DATASET CONTENT =>

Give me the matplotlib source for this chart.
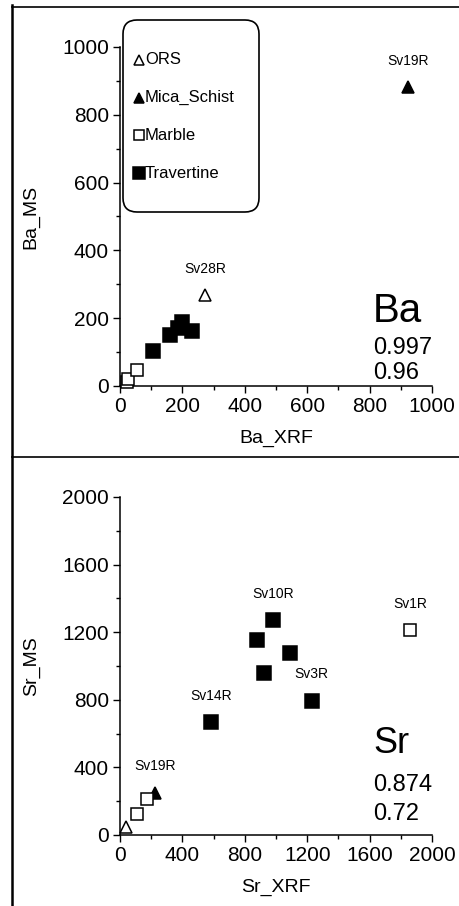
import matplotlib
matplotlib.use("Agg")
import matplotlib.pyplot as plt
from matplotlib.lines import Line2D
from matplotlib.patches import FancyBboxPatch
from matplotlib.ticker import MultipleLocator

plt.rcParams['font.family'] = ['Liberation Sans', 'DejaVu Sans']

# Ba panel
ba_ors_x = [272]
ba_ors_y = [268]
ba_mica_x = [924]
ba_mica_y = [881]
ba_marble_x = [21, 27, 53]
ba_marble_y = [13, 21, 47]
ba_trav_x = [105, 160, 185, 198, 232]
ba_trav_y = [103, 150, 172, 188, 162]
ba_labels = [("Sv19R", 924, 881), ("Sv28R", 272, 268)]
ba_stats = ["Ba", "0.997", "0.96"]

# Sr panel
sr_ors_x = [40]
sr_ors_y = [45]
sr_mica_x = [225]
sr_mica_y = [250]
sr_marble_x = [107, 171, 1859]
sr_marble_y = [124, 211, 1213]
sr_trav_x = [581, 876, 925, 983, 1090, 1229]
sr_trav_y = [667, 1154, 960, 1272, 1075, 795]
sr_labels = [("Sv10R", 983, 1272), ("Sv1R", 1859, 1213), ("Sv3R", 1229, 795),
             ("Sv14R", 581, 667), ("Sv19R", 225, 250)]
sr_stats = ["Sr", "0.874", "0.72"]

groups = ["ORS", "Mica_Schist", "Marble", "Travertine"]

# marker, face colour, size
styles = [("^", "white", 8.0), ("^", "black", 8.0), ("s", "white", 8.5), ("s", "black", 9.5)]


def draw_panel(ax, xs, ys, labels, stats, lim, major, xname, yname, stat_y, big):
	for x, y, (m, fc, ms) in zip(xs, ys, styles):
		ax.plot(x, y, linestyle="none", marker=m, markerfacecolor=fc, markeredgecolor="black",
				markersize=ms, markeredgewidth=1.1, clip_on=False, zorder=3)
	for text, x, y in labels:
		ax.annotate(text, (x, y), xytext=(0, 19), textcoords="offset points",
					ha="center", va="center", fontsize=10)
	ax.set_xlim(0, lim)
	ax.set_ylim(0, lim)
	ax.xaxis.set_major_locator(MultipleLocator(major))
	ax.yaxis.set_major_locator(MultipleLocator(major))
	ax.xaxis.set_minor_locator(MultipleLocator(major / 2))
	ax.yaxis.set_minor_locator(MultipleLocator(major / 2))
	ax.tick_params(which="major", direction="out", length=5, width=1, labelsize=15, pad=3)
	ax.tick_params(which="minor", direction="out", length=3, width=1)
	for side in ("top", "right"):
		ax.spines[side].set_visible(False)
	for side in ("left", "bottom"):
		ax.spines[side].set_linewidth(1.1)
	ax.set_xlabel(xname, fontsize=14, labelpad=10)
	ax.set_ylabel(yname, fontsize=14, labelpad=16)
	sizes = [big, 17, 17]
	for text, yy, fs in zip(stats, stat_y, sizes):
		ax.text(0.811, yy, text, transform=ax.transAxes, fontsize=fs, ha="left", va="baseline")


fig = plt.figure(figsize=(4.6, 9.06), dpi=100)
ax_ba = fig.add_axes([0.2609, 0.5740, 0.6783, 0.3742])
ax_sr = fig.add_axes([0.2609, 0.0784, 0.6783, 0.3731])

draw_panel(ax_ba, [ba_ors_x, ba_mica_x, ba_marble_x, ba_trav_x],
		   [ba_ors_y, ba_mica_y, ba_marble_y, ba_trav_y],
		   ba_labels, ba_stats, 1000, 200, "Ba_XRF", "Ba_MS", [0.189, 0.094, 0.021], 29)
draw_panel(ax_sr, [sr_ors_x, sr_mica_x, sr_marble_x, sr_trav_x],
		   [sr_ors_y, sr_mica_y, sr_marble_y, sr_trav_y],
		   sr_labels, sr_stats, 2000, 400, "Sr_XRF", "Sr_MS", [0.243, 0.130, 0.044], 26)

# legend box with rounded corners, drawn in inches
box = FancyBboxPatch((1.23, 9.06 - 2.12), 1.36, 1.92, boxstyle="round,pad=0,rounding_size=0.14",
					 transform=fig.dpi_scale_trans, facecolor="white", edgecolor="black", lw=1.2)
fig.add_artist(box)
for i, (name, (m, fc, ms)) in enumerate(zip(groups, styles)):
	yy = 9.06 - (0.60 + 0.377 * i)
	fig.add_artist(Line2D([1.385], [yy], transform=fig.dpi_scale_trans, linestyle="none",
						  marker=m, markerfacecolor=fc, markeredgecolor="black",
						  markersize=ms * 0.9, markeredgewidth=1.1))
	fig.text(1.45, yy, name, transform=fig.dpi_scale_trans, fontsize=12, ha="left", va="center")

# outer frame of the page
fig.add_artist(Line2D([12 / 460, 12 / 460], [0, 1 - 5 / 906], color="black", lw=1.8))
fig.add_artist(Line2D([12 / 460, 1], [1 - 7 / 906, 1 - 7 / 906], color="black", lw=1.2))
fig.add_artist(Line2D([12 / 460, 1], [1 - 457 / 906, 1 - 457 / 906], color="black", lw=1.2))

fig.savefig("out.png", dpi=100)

SHORT PROBLEM => Everything from the first line of the listing above through the line that contains "from matplotlib.ticker import MultipleLocator" is to be restated word for word, minus the pictures.

ANSWER TO THIS EXERCISE =>
Give me the matplotlib source for this chart.
import matplotlib
matplotlib.use("Agg")
import matplotlib.pyplot as plt
from matplotlib.lines import Line2D
from matplotlib.patches import FancyBboxPatch
from matplotlib.ticker import MultipleLocator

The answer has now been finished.